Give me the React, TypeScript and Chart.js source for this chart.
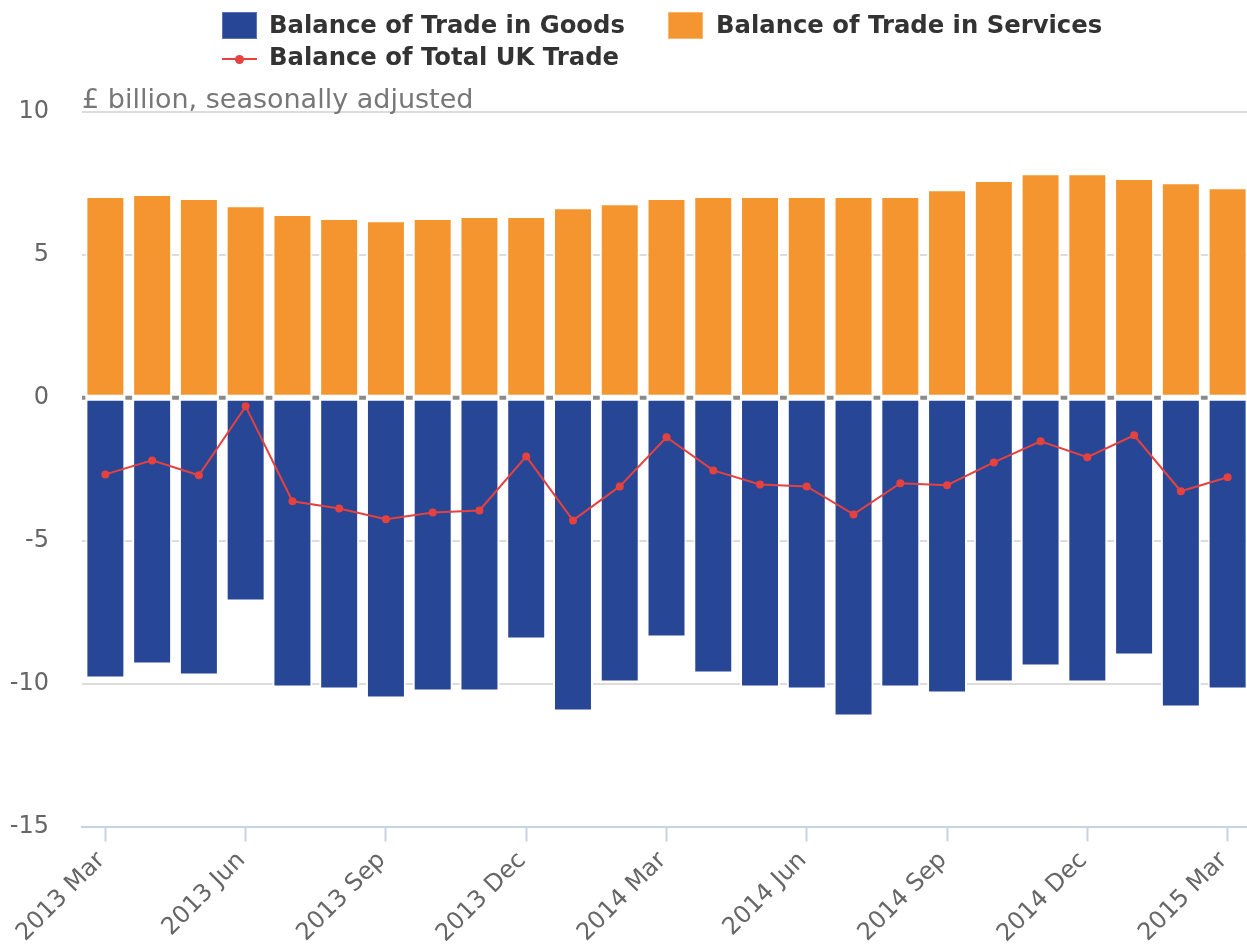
import React, { useEffect, useRef } from "react";
import { Chart, registerables } from "chart.js";

Chart.register(...registerables);

const months = [
  "2013 Mar", "2013 Apr", "2013 May", "2013 Jun", "2013 Jul", "2013 Aug", "2013 Sep",
  "2013 Oct", "2013 Nov", "2013 Dec", "2014 Jan", "2014 Feb", "2014 Mar", "2014 Apr",
  "2014 May", "2014 Jun", "2014 Jul", "2014 Aug", "2014 Sep", "2014 Oct", "2014 Nov",
  "2014 Dec", "2015 Jan", "2015 Feb", "2015 Mar",
];

const goods = [
  -9.82, -9.33, -9.72, -7.13, -10.14, -10.21, -10.52, -10.28, -10.28, -8.46, -10.98, -9.96,
  -8.39, -9.65, -10.14, -10.21, -11.15, -10.14, -10.35, -9.96, -9.4, -9.96, -9.02, -10.84, -10.21,
];

const services = [
  7.06, 7.13, 6.99, 6.74, 6.43, 6.29, 6.21, 6.29, 6.36, 6.36, 6.67, 6.81,
  6.99, 7.06, 7.06, 7.06, 7.06, 7.06, 7.3, 7.62, 7.86, 7.86, 7.69, 7.54, 7.37,
];

const total = [
  -2.68, -2.19, -2.71, -0.3, -3.62, -3.87, -4.25, -4.01, -3.94, -2.05, -4.29, -3.1,
  -1.38, -2.54, -3.03, -3.1, -4.08, -2.99, -3.06, -2.26, -1.52, -2.08, -1.31, -3.27, -2.78,
];

const seriesNames = [
  "Balance of Trade in Goods",
  "Balance of Trade in Services",
  "Balance of Total UK Trade",
];
const unitLabel = "£ billion, seasonally adjusted";

const BLUE = "#274796";
const ORANGE = "#f49530";
const RED = "#e5413f";
const FONT = "'DejaVu Sans', sans-serif";

const titlePlugin = {
  id: "unitTitle",
  afterDraw(chart: any) {
    const { ctx, chartArea } = chart;
    ctx.save();
    ctx.font = `27px ${FONT}`;
    ctx.fillStyle = "#777777";
    ctx.textAlign = "left";
    ctx.textBaseline = "alphabetic";
    ctx.fillText(unitLabel, chartArea.left, chartArea.top - 4);
    ctx.restore();
  },
};

// zero line: visible only in the gaps between bars (bars carry white borders)
const zeroLinePlugin = {
  id: "zeroLine",
  beforeDatasetsDraw(chart: any) {
    const { ctx, chartArea, scales } = chart;
    const y = scales.y.getPixelForValue(0);
    const meta = chart.getDatasetMeta(1);
    const bars = meta.data as any[];
    ctx.save();
    ctx.strokeStyle = "#8a8a8a";
    ctx.lineWidth = 4;
    ctx.beginPath();
    let start = chartArea.left;
    for (const b of bars) {
      const left = b.x - b.width / 2;
      if (left > start) {
        ctx.moveTo(start, y);
        ctx.lineTo(left, y);
      }
      start = b.x + b.width / 2;
    }
    if (start < chartArea.right) {
      ctx.moveTo(start, y);
      ctx.lineTo(chartArea.right, y);
    }
    ctx.stroke();
    ctx.restore();
  },
};

export default function App() {
  const canvasRef = useRef<HTMLCanvasElement | null>(null);

  useEffect(() => {
    if (!canvasRef.current) return;
    const chart = new Chart(canvasRef.current, {
      type: "bar",
      data: {
        labels: months,
        datasets: [
          {
            type: "line",
            label: seriesNames[2],
            data: total,
            borderColor: RED,
            backgroundColor: RED,
            borderWidth: 2,
            pointRadius: 4,
            pointBorderWidth: 0,
            pointBackgroundColor: RED,
            stack: "line",
            order: 0,
            tension: 0,
          } as any,
          {
            label: seriesNames[0],
            data: goods,
            backgroundColor: BLUE,
            borderColor: "#ffffff",
            borderWidth: 2,
            borderSkipped: false,
            stack: "bars",
            order: 1,
          },
          {
            label: seriesNames[1],
            data: services,
            backgroundColor: ORANGE,
            borderColor: "#ffffff",
            borderWidth: 2,
            borderSkipped: false,
            stack: "bars",
            order: 2,
          },
        ],
      },
      options: {
        animation: false,
        responsive: false,
        maintainAspectRatio: false,
        layout: { padding: { top: 112, right: 0, bottom: 0, left: 0 } },
        plugins: {
          legend: { display: false },
          title: { display: false },
          tooltip: { enabled: false },
        },
        datasets: {
          bar: { categoryPercentage: 1, barPercentage: 0.855 },
        },
        scales: {
          x: {
            stacked: true,
            offset: true,
            grid: {
              display: true,
              offset: false,
              drawOnChartArea: false,
              drawTicks: true,
              tickLength: 15,
              tickWidth: 2,
              tickColor: (ctx: any) => (ctx.index % 3 === 0 ? "#c6d3e3" : "rgba(0,0,0,0)"),
            },
            border: { display: true, color: "#c6d3e3", width: 2 },
            ticks: {
              autoSkip: false,
              maxRotation: 45,
              minRotation: 45,
              padding: 5,
              labelOffset: -4,
              color: "#666666",
              font: { family: FONT, size: 24 },
              callback: (_v: any, i: number) => (i % 3 === 0 ? months[i] : ""),
            },
            afterFit: (scale: any) => {
              scale.height = 117.5;
            },
          },
          y: {
            stacked: true,
            min: -15,
            max: 10,
            border: { display: false },
            grid: {
              drawTicks: false,
              color: (ctx: any) =>
                ctx.tick && (ctx.tick.value === 0 || ctx.tick.value === -15)
                  ? "rgba(0,0,0,0)"
                  : "#dcdcdc",
              lineWidth: 2,
            },
            ticks: {
              stepSize: 5,
              padding: 33,
              color: "#666666",
              font: { family: FONT, size: 24 },
            },
            afterFit: (scale: any) => {
              scale.width = 82;
            },
          },
        },
      },
      plugins: [titlePlugin, zeroLinePlugin],
    });
    return () => chart.destroy();
  }, []);

  const legendText: React.CSSProperties = {
    position: "absolute",
    fontFamily: FONT,
    fontWeight: "bold",
    fontSize: 24.3,
    color: "#333333",
    whiteSpace: "nowrap",
    lineHeight: "30px",
    height: 30,
  };

  return (
    <div
      style={{
        position: "absolute",
        left: 0,
        top: 0,
        width: 1247,
        height: 944,
        overflow: "hidden",
        background: "#ffffff",
      }}
    >
      <canvas
        ref={canvasRef}
        width={1255}
        height={944}
        style={{ position: "absolute", left: 0, top: 0, width: 1255, height: 944 }}
      />
      <div
        style={{
          position: "absolute",
          left: 222,
          top: 12,
          width: 35,
          height: 27,
          background: BLUE,
          boxSizing: "border-box",
          border: "1px solid #5a74b4",
        }}
      />
      <div style={{ ...legendText, left: 269, top: 10 }}>{seriesNames[0]}</div>
      <div
        style={{
          position: "absolute",
          left: 668,
          top: 12,
          width: 35,
          height: 27,
          background: ORANGE,
          boxSizing: "border-box",
          border: "1px solid #f8b56e",
        }}
      />
      <div style={{ ...legendText, left: 716, top: 10 }}>{seriesNames[1]}</div>
      <div
        style={{
          position: "absolute",
          left: 222,
          top: 58,
          width: 35,
          height: 2,
          background: RED,
        }}
      />
      <div
        style={{
          position: "absolute",
          left: 235,
          top: 54.5,
          width: 9,
          height: 9,
          borderRadius: "50%",
          background: RED,
        }}
      />
      <div style={{ ...legendText, left: 269, top: 42 }}>{seriesNames[2]}</div>
    </div>
  );
}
****
• [WORK INSTRUCTIONS]: Only lines belong in the copy: transcribe those from the start of the data through the line that contains "Chart.register(...registerables);", and skip the pictures.

• [THE COMPLETED TASK]:
Give me the React, TypeScript and Chart.js source for this chart.
import React, { useEffect, useRef } from "react";
import { Chart, registerables } from "chart.js";

Chart.register(...registerables);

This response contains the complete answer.